Below is an itinerary for 20 days in Bali featuring top sites and some areas where you could skip the big crowds and enjoy the serene atmosphere of this glorious place.

We also have a 3-week Indonesia travel itinerary if you decide to see more than Bali.

Package tours

Another great way to explore Bali or Indonesia overall is through a package tour. You can see more than Bali by travelling with a tour. Here are some ideas:

Day-to-day overview

  • Day 1: Arrive at Ngurah Rai International Airport (DPS), get a simcard and local currency – book an airport rtansfer
  • Day 2-5: Travel around Denpasar (Southern Bali), day trip to Lempuyang Temple, Nusa Penida, or boat tours
  • Day 6: Get to Ubud from Bali by bus or private transfer
  • Day 7-9: Explore Ubud
  • Day 10: Travel from Ubus to Munduk by bus or private transfer
  • Day 10-12: Discover Munduk
  • Day 13: Travel back to Denpasar and head to Gili Islands (by bus/car then boat)
  • Day 14-16: Enjoy Gili Islands
  • Day 17: Travel back to Denpasar
  • Day 18-20: Enjoy South Kuta
  • Day 21: Fly back home

Denpasar for 5 days

Depansar is a massive area on Bali island that a week might not even be enough. This is where you’ll find the main airport of Bali and the areas called Canggu, Seminyak, and Kuta – so you can imagine the amount of activities to do here.

You will arrive at I Gusti Ngurah Rai International Airport (DPS). From here, Canggu is about an hour’s drive. Seminyak on the other hand, is a 30-minute drive. Both areas are popular places to stay, Canggu being a more backpacker’s area and Seminyak is closer to most attractions.

Kuta is even closer to the airport, only a 15-minute drive. But it’s busier, and many accommodations are a bit pricier.

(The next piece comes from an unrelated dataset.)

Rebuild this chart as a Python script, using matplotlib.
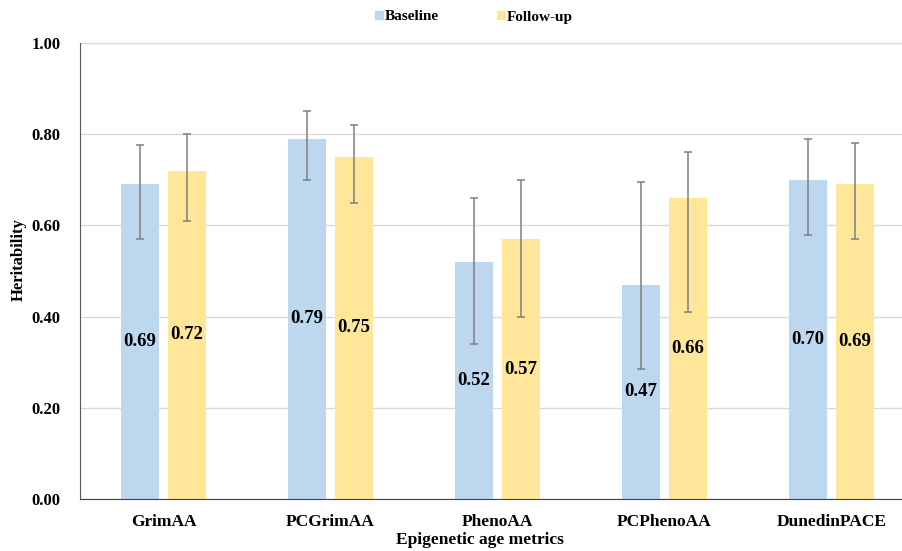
import matplotlib.pyplot as plt
import numpy as np
from matplotlib.patches import Patch

plt.rcParams["font.family"] = ["Liberation Serif", "DejaVu Serif"]
plt.rcParams["font.weight"] = "bold"

# Data
metrics = ["GrimAA", "PCGrimAA", "PhenoAA", "PCPhenoAA", "DunedinPACE"]
baseline = [0.69, 0.79, 0.52, 0.47, 0.70]
baseline_lo = [0.57, 0.70, 0.34, 0.285, 0.58]
baseline_hi = [0.777, 0.851, 0.66, 0.696, 0.79]
followup = [0.72, 0.75, 0.57, 0.66, 0.69]
followup_lo = [0.61, 0.65, 0.40, 0.41, 0.57]
followup_hi = [0.80, 0.82, 0.70, 0.76, 0.78]
yticks = [0.0, 0.2, 0.4, 0.6, 0.8, 1.0]

blue = "#BDD7EE"
yellow = "#FFE699"
err_color = "#7f7f7f"

fig = plt.figure(figsize=(9.03, 5.51), dpi=100)
# axes runs slightly past the right edge, like the cropped original
ax = fig.add_axes([80 / 903, 52 / 551, 835 / 903, 456 / 551])

x = np.arange(len(metrics))
width = 0.228
offset = 0.141

series = [
    (baseline, baseline_lo, baseline_hi, blue, -offset),
    (followup, followup_lo, followup_hi, yellow, offset),
]
for vals, lo, hi, color, dx in series:
    vals = np.array(vals)
    yerr = [vals - np.array(lo), np.array(hi) - vals]
    ax.bar(x + dx, vals, width, color=color, zorder=2)
    ax.errorbar(x + dx, vals, yerr=yerr, fmt="none", ecolor=err_color,
                elinewidth=1.1, capsize=3, capthick=1.1, zorder=3)
    for xi, v in zip(x + dx, vals):
        ax.text(xi, v / 2, f"{v:.2f}", ha="center", va="center",
                fontsize=13.5, fontweight="bold", zorder=4)

ax.set_xlim(-0.5, len(metrics) - 0.5)
ax.set_ylim(0, 1.0)
ax.set_yticks(yticks)
ax.set_yticklabels([f"{t:.2f}" for t in yticks], fontsize=12, fontweight="bold")
ax.set_xticks(x)
ax.set_xticklabels(metrics, fontsize=12.5, fontweight="bold")
ax.tick_params(axis="both", length=0)
ax.tick_params(axis="y", pad=14)
ax.tick_params(axis="x", pad=11)

ax.grid(axis="y", color="#d9d9d9", linewidth=1, zorder=0)
ax.set_axisbelow(True)
for side in ["top", "right"]:
    ax.spines[side].set_visible(False)
ax.spines["left"].set_color("#595959")
ax.spines["bottom"].set_color("#404040")

# axis titles are centred on the visible chart, not on the cropped axes
fig.text(480 / 903, 1 - 540 / 551, "Epigenetic age metrics", ha="center", va="center",
         fontsize=12.5, fontweight="bold")
fig.text(19 / 903, 1 - 260 / 551, "Heritability", ha="center", va="center",
         rotation=90, fontsize=12, fontweight="bold")

handles = [Patch(color=blue, label="Baseline"), Patch(color=yellow, label="Follow-up")]
fig.legend(handles=handles, loc="center", bbox_to_anchor=(474 / 903, 1 - 17 / 551),
           ncol=2, frameon=False, handlelength=0.5, handleheight=0.5,
           columnspacing=3.8, handletextpad=0.15, prop={"weight": "bold", "size": 11})

fig.savefig("out.png", dpi=100)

It doesn’t really matter where you stay in Denpasar in terms of getting to the top attractions since most travel agencies and tour operators will pick you up from your hotel. Unless, of course, you decide to rent a motorbike and get around on your own. In that case, Seminyak might be a more suitable location.

2 images - on the left is Uluwatu Temple. On the right is taken from the top of Nusa Peninda showing cliff rocks and blue waters

Things to do in Denpasar

Accommodations in Denpasar

Ubud for 5 days

You are now leaving Denpasar and heading north of it. Ubud is about an hour away from I Gusti Ngurah Rai International Airport (36.6 km). A bit less if you’re leaving from Canggu (28.7 km).

Ubud is the place to go if you’re looking to visit the famous Monkey Sanctuary/Forest, attend a yoga class, go to a meditation centre, visit rice fields, and eat vegan dishes all day long.

There are various ways to get to Ubud, from Denpasar/Canggu/Seminyak/Kuta. You should be able to find a private van or bus leaving from all these areas in Denpasar. You don’t need to travel from Canggu to Kuta to board a bus.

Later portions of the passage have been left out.